Available records
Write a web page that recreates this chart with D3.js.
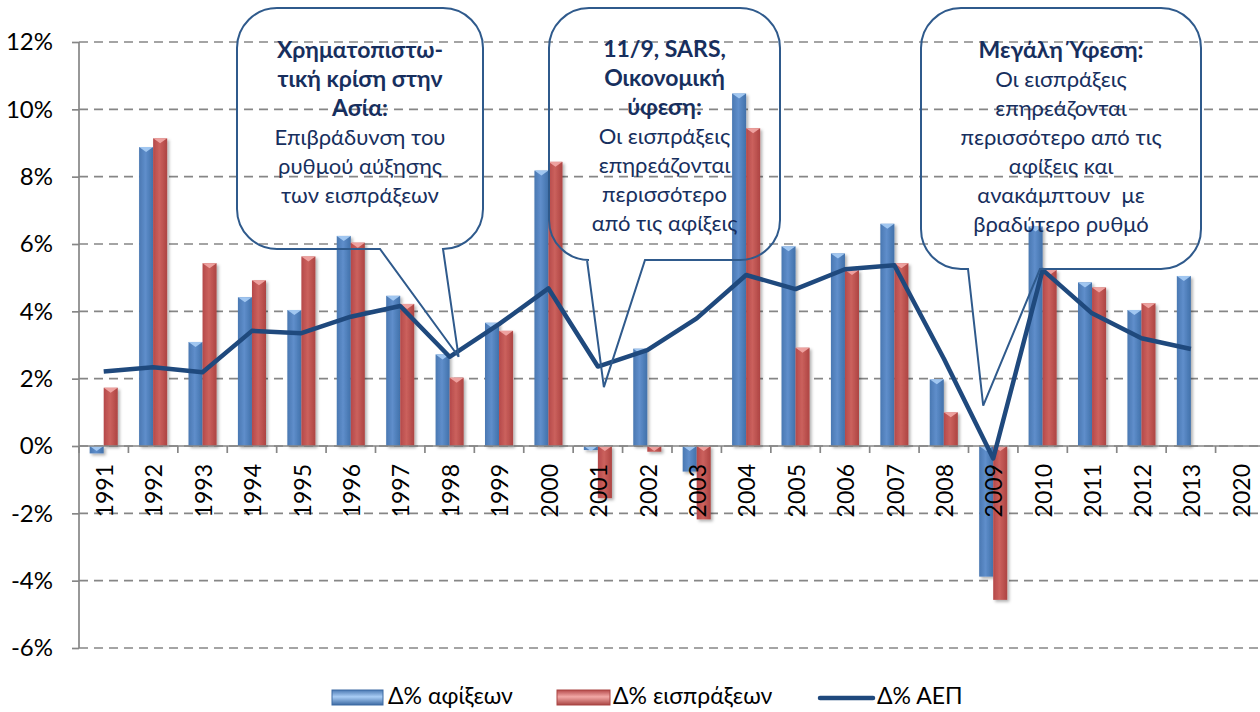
<!DOCTYPE html>
<html><head><meta charset="utf-8">
<script src="https://cdn.jsdelivr.net/npm/d3@7"></script>
<style>body{margin:0;background:#fff}svg{display:block}text{font-family:Lato,'Open Sans',sans-serif}</style>
</head><body><svg id="c" width="1260" height="712"></svg>
<script>
const years = ["1991","1992","1993","1994","1995","1996","1997","1998","1999","2000","2001","2002","2003","2004","2005","2006","2007","2008","2009","2010","2011","2012","2013","2020"];
const arrivals = [-0.22, 8.88, 3.09, 4.42, 4.04, 6.24, 4.46, 2.72, 3.66, 8.18, -0.12, 2.89, -0.76, 10.47, 5.93, 5.72, 6.6, 1.98, -3.88, 6.52, 4.86, 4.04, 5.05, null];
const receipts = [1.73, 9.14, 5.43, 4.92, 5.63, 6.04, 4.22, 2.03, 3.42, 8.44, -1.55, -0.17, -2.18, 9.44, 2.92, 5.23, 5.43, 1.0, -4.57, 5.23, 4.71, 4.24, null, null];
const gdp = [2.21, 2.34, 2.19, 3.42, 3.35, 3.84, 4.16, 2.65, 3.62, 4.68, 2.36, 2.85, 3.79, 5.08, 4.66, 5.25, 5.37, 2.6, -0.37, 5.23, 3.94, 3.2, 2.88, null];
const yTicks = [-6,-4,-2,0,2,4,6,8,10,12];
const seriesNames = ["Δ% αφίξεων","Δ% εισπράξεων","Δ% ΑΕΠ"];
const note1 = [["Χρηματοπιστω-",1],["τική κρίση στην",1],["Ασία:",1],["Επιβράδυνση του",0],["ρυθμού αύξησης",0],["των εισπράξεων",0]];
const note2 = [["11/9, SARS,",1],["Οικονομική",1],["ύφεση:",1],["Οι εισπράξεις",0],["επηρεάζονται",0],["περισσότερο",0],["από τις αφίξεις",0]];
const note3 = [["Μεγάλη Ύφεση:",1],["Οι εισπράξεις",0],["επηρεάζονται",0],["περισσότερο από τις",0],["αφίξεις και",0],["ανακάμπτουν  με",0],["βραδύτερο ρυθμό",0]];

const svg = d3.select("#c");
const x = d3.scaleBand().domain(years).range([79, 1265]).padding(0);
const x1 = d3.scaleBand().domain(["a","r"]).range([0, x.bandwidth()]).paddingInner(0).paddingOuter(0.76);
const y = d3.scaleLinear().domain([-6, 12]).range([648, 42]);

const defs = svg.append("defs");
function grad(id, c0, c1, c2, vertical){
  const g = defs.append("linearGradient").attr("id", id).attr("x1","0").attr("x2",vertical?"0":"1").attr("y1","0").attr("y2",vertical?"1":"0");
  g.append("stop").attr("offset","0").attr("stop-color",c0);
  g.append("stop").attr("offset","0.45").attr("stop-color",c1);
  g.append("stop").attr("offset","1").attr("stop-color",c2);
}
grad("gb","#4a78b2","#5f8ecb","#4171aa");
grad("gr","#b5494a","#cb615d","#ad4442");
grad("lb","#4a78b2","#a9cdf5","#3d6aa3",true);
grad("lr","#b5494a","#f2a8a6","#a94543",true);
const f = defs.append("filter").attr("id","sh").attr("x","-30%").attr("y","-10%").attr("width","160%").attr("height","130%");
f.append("feDropShadow").attr("dx",2).attr("dy",2).attr("stdDeviation",1.5).attr("flood-color","#000").attr("flood-opacity",0.3);

// gridlines
svg.append("g").selectAll("line").data(yTicks).join("line")
  .attr("x1",79).attr("x2",1260).attr("y1",d=>y(d)).attr("y2",d=>y(d))
  .attr("stroke","#868686").attr("stroke-width",1.7).attr("stroke-dasharray","9,6");

// y axis
const yAxis = svg.append("g").attr("transform","translate(79,0)")
  .call(d3.axisLeft(y).tickValues(yTicks).tickFormat(d=>d+"%").tickSize(7).tickPadding(19));
yAxis.select(".domain").attr("stroke","#868686").attr("stroke-width",1.7).attr("d","M0,42V648");
yAxis.selectAll(".tick line").attr("stroke","#868686").attr("stroke-width",1.7);
yAxis.selectAll("text").attr("font-size",24).attr("fill","#000").style("font-family","Lato,'Open Sans',sans-serif");

// bars
const bars = svg.append("g").attr("filter","url(#sh)");
function drawBars(vals, key, fillId, capColor){
  const d = years.map((yr,i)=>({yr, v: vals[i]})).filter(e=>e.v!==null);
  const g = bars.append("g");
  g.selectAll("rect").data(d).join("rect")
    .attr("x", e=>x(e.yr)+x1(key)).attr("width", x1.bandwidth())
    .attr("y", e=>y(Math.max(0,e.v))).attr("height", e=>Math.abs(y(e.v)-y(0)))
    .attr("fill", `url(#${fillId})`);
  g.selectAll("path").data(d).join("path")
    .attr("d", e=>{const bx=x(e.yr)+x1(key), w=x1.bandwidth(), t=y(Math.max(0,e.v));
      return `M${bx},${t}H${bx+w}L${bx+w/2},${t+5}Z`;})
    .attr("fill", capColor).attr("opacity",0.9);
}
drawBars(arrivals,"a","gb","#a9cdf5");
drawBars(receipts,"r","gr","#f2a8a6");

// x axis
const xa = svg.append("g");
xa.append("line").attr("x1",79).attr("x2",1265).attr("y1",y(0)).attr("y2",y(0)).attr("stroke","#868686").attr("stroke-width",1.7);
xa.selectAll("line.t").data(years.concat(["end"])).join("line").attr("class","t")
  .attr("x1",(d,i)=>79+i*x.step()).attr("x2",(d,i)=>79+i*x.step())
  .attr("y1",y(0)).attr("y2",y(0)+7).attr("stroke","#868686").attr("stroke-width",1.7);
xa.selectAll("text").data(years).join("text")
  .attr("transform",d=>`translate(${x(d)+x.bandwidth()/2+1},${y(0)+18}) rotate(-90)`)
  .attr("text-anchor","end").attr("dy","0.36em").attr("font-size",23).attr("fill","#000").text(d=>d);

// GDP line
const pts = years.map((yr,i)=>({yr,v:gdp[i]})).filter(e=>e.v!==null);
svg.append("path").datum(pts)
  .attr("d", d3.line().x(e=>x(e.yr)+x.bandwidth()/2).y(e=>y(e.v)))
  .attr("fill","none").attr("stroke","#1f497d").attr("stroke-width",4.5).attr("stroke-linejoin","round");

// callouts
function bubble(x0,y0,x1_,y1,r,b1,b2,tip){
  return `M${x0+r},${y0}H${x1_-r}A${r},${r} 0 0 1 ${x1_},${y0+r}V${y1-r}A${r},${r} 0 0 1 ${x1_-r},${y1}H${b2}L${tip[0]},${tip[1]}L${b1},${y1}H${x0+r}A${r},${r} 0 0 1 ${x0},${y1-r}V${y0+r}A${r},${r} 0 0 1 ${x0+r},${y0}Z`;
}
const callouts = [
  {box:[237,8,483,249], b:[380,443], tip:[x("1998")+x.bandwidth()/2+9, y(2.65)], lines:note1, top:50},
  {box:[549,8,780,260], b:[587,645], tip:[x("2001")+x.bandwidth()/2+6, y(1.75)], lines:note2, top:49},
  {box:[921,8,1201,269], b:[968,1040], tip:[x("2009")+x.bandwidth()/2-10, y(1.2)], lines:note3, top:50}
];
callouts.forEach(c=>{
  svg.append("path").attr("d",bubble(c.box[0],c.box[1],c.box[2],c.box[3],40,c.b[0],c.b[1],c.tip))
    .attr("fill","none").attr("stroke","#2f5a8c").attr("stroke-width",2);
  const cx=(c.box[0]+c.box[2])/2;
  svg.append("g").selectAll("text").data(c.lines).join("text")
    .attr("x",cx).attr("y",(d,i)=>c.top+i*29).attr("dy","0.35em").attr("text-anchor","middle")
    .style("white-space","pre")
    .attr("font-size",d=>d[1]?23:22).attr("font-weight",d=>d[1]?"bold":"normal").attr("fill","#172f5e")
    .text(d=>d[0]);
});

// legend
const lg = svg.append("g");
lg.append("rect").attr("x",332).attr("y",690).attr("width",51).attr("height",15).attr("fill","url(#lb)").attr("stroke","#3d6aa3");
lg.append("rect").attr("x",557).attr("y",690).attr("width",53).attr("height",15).attr("fill","url(#lr)").attr("stroke","#a94543");
lg.append("line").attr("x1",820).attr("x2",873).attr("y1",698).attr("y2",698).attr("stroke","#1f497d").attr("stroke-width",4.5).attr("stroke-linecap","round");
lg.selectAll("text").data(seriesNames).join("text")
  .attr("x",(d,i)=>[388,613,877][i]).attr("y",704).attr("font-size",23).attr("fill","#000").text(d=>d);
</script></body></html>
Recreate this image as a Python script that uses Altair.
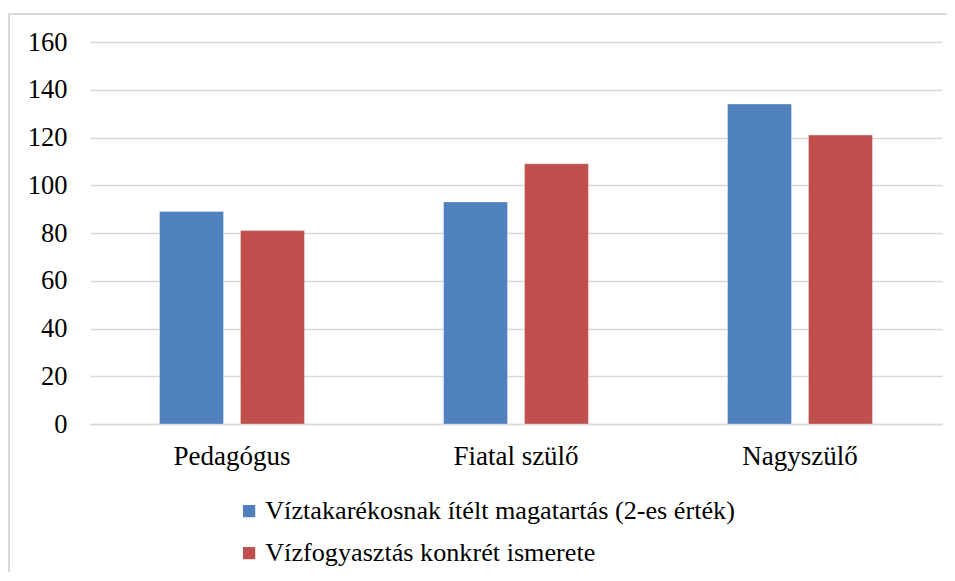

Given exercise
Copy all lines above containing the string "that".

Result
Write a web page that recreates this chart with D3.js.
Recreate this image as a Python script that uses Altair.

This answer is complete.